Wednesday, July 8, 2015

Dining in July 1815

Wednesday, July 8, 2015
The Greengrocer
Loretta reports:

From The Epicure’s Almanack July Alimentary Calendar:
The heats of the season now impose the necessity of occasionally substituting a light vegetable diet for the more solid gratification of animal food ... Cauliflowers, artichokes, green-peas, French-beans, Windsor* and other garden beans, frequently form a conspicuous part of the family dinner, to which butcher’s meat, in moderate quantities, may be said to serve merely as an auxiliary stimulant.
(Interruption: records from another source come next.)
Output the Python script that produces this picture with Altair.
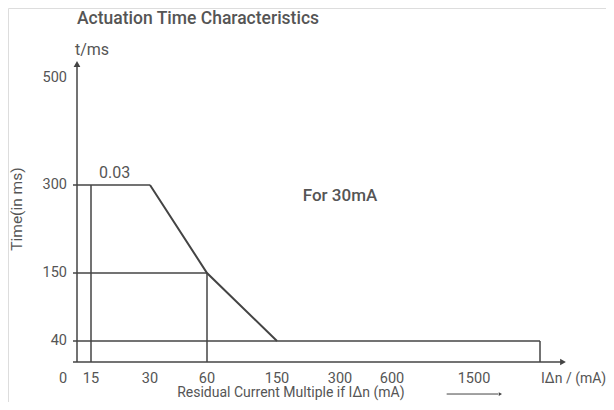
import altair as alt
import pandas as pd

# ---- data ----
x_tick_values = [15, 30, 60, 150, 300, 600, 1500]
y_tick_values = [40, 150, 300, 500]

curve_x = [30, 60, 150]          # sloped part of the characteristic
curve_y = [300, 150, 40]

h_guide_y = [300, 150, 40]       # horizontal guide lines (from y axis)
h_guide_xend = [30, 60, 3000]
v_guide_x = [15, 60, 3000]       # vertical guide lines (from x axis)
v_guide_yend = [300, 150, 40]

x_end = 3000
x_arrow = 5000
y_arrow = 525

LINE = "#444444"
TEXT = "#555555"
FONT = "Roboto"

# piecewise (non-uniform) scales, as the reference spaces ticks unevenly
xscale = alt.Scale(domain=[0, 15, 30, 60, 150, 300, 600, 1500, 3000, 5000],
                   range=[69, 83, 142, 199, 269, 332, 384, 466, 532, 555],
                   nice=False, zero=False)
yscale = alt.Scale(domain=[0, 40, 150, 300, 500, 525],
                   range=[354, 333, 265, 177, 70, 56],
                   nice=False, zero=False)

def X(f="x"):
    return alt.X(f"{f}:Q", scale=xscale, axis=None)

def Y(f="y"):
    return alt.Y(f"{f}:Q", scale=yscale, axis=None)

def txt(df, **kw):
    props = dict(font=FONT, color=TEXT, baseline="middle")
    props.update(kw)
    return alt.Chart(df).mark_text(**props).encode(x=X(), y=Y(), text="t:N")

# axes
x_axis = alt.Chart(pd.DataFrame({"x": [0], "x2": [x_arrow], "y": [0]})).mark_rule(
    color=LINE, strokeWidth=1.5, xOffset=-4).encode(x=X(), x2="x2:Q", y=Y())
y_axis = alt.Chart(pd.DataFrame({"x": [0], "y": [0], "y2": [y_arrow]})).mark_rule(
    color=LINE, strokeWidth=1.5).encode(x=X(), y=Y(), y2="y2:Q")
arrows = alt.Chart(pd.DataFrame({"x": [x_arrow, 0], "y": [0, y_arrow],
                                 "s": ["triangle-right", "triangle-up"]})).mark_point(
    filled=True, color=LINE, opacity=1, size=45).encode(
    x=X(), y=Y(), shape=alt.Shape("s:N", scale=None))

# guides
h_guides = alt.Chart(pd.DataFrame({"y": h_guide_y, "x": [0] * 3, "x2": h_guide_xend})).mark_rule(
    color=LINE, strokeWidth=1.5, xOffset=-4).encode(x=X(), x2="x2:Q", y=Y())
v_guides = alt.Chart(pd.DataFrame({"x": v_guide_x, "y": [0] * 3, "y2": v_guide_yend})).mark_rule(
    color=LINE, strokeWidth=1.5).encode(x=X(), y=Y(), y2="y2:Q")

curve = alt.Chart(pd.DataFrame({"x": curve_x, "y": curve_y})).mark_line(
    color=LINE, strokeWidth=2).encode(x=X(), y=Y())

# tick labels
x_labels = txt(pd.DataFrame({"x": x_tick_values, "y": [0] * len(x_tick_values),
                             "t": [str(v) for v in x_tick_values]}),
               fontSize=14.5, dy=17)
y_labels = txt(pd.DataFrame({"x": [0] * len(y_tick_values), "y": y_tick_values,
                             "t": [str(v) for v in y_tick_values]}),
               fontSize=14.5, dx=-10, align="right")
zero_label = txt(pd.DataFrame({"x": [0], "y": [0], "t": ["0"]}),
                 fontSize=14.5, dx=-14, dy=17)
unit_label = txt(pd.DataFrame({"x": [x_end], "y": [0], "t": ["I\u0394n / (mA)"]}),
                 fontSize=14, dx=1, dy=17, align="left")

# annotations
title = txt(pd.DataFrame({"x": [0], "y": [605], "t": ["Actuation Time Characteristics"]}),
            fontSize=17.5, fontWeight=500, align="left")
y_unit = txt(pd.DataFrame({"x": [0], "y": [550], "t": ["t/ms"]}),
             fontSize=16, dx=-2, align="left")
y_title = txt(pd.DataFrame({"x": [-64], "y": [259], "t": ["Time(in ms)"]}),
              fontSize=15.5, angle=270)
x_title = txt(pd.DataFrame({"x": [183], "y": [-59],
                            "t": ["Residual Current Multiple if I\u0394n (mA)"]}),
              fontSize=14)
title_arrow = alt.Chart(pd.DataFrame({"x": [1200], "x2": [2050], "y": [-61]})).mark_rule(
    color=LINE, strokeWidth=1).encode(x=X(), x2="x2:Q", y=Y())
title_arrow_head = alt.Chart(pd.DataFrame({"x": [2100], "y": [-61]})).mark_point(
    filled=True, color=LINE, opacity=1, size=14, shape="triangle-right").encode(x=X(), y=Y())
val_label = txt(pd.DataFrame({"x": [21], "y": [322], "t": ["0.03"]}),
                fontSize=16)
for_label = txt(pd.DataFrame({"x": [300], "y": [281], "t": ["For 30mA"]}),
                fontSize=17, fontWeight=500)

chart = alt.layer(
    h_guides, v_guides, curve, x_axis, y_axis, arrows,
    x_labels, y_labels, zero_label, unit_label,
    title, y_unit, y_title, x_title, title_arrow, title_arrow_head, val_label, for_label,
).properties(
    width=598, height=394, padding=0,
    autosize=alt.AutoSizeParams(type="none"),
).configure_view(stroke=None).configure(background="white")

chart.save("out.html", embed_options={"renderer": "svg", "actions": False})
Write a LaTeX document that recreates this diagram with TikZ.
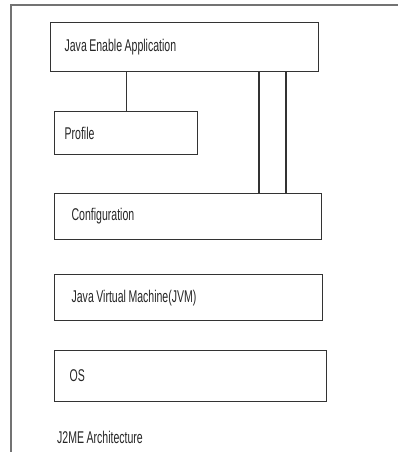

Ham, bacon, and tongues, as well as ducks and geese, are the most seasonable viands for this purpose ... On festive occasions venison and turtle retain their pre-eminent station at the tables of the opulent, where also the fawn ... forms an elegant dish, when roasted whole and served up with rich gravy. Veal, having now been fed on milk, in its richest state, is peculiarly fine and well flavoured; but care should be taken that it be delivered fresh to the cook, as it is more liable to suffer from the heat of the weather and from flies than any other kind of meat. Ragouts of sweetbreads, oxpalates, lambs’ bits, fat livers, and cocks’-combs, are among the light dishes introduced at superior tables; where also various preparations of curry afford a delectable repast to those who have acquired a taste for this Indian diet.
 ... a plenteous and varied dessert presents itself at this season; consisting of pines, melons, peaches, cherries, grapes, currants, gooseberries and raspberries, as well as early apples and pears. Fruit is certainly most salubrious in hot weather; but, if the opinion be well founded that it does most good when taken before dinner, the dessert ought to take place of that spurious meal called lunch, which, being usually made of animal food, too often banishes the appetite irrecoverably for the day.

*broad beans

Excerpted from The Epicure's Almanack: Eating and Drinking in Regency London (The Original 1815 Guidebook).

Image: James Pollard, The Greengrocer (ca 1819) courtesy Yale Center for British Art, Paul Mellon Collection.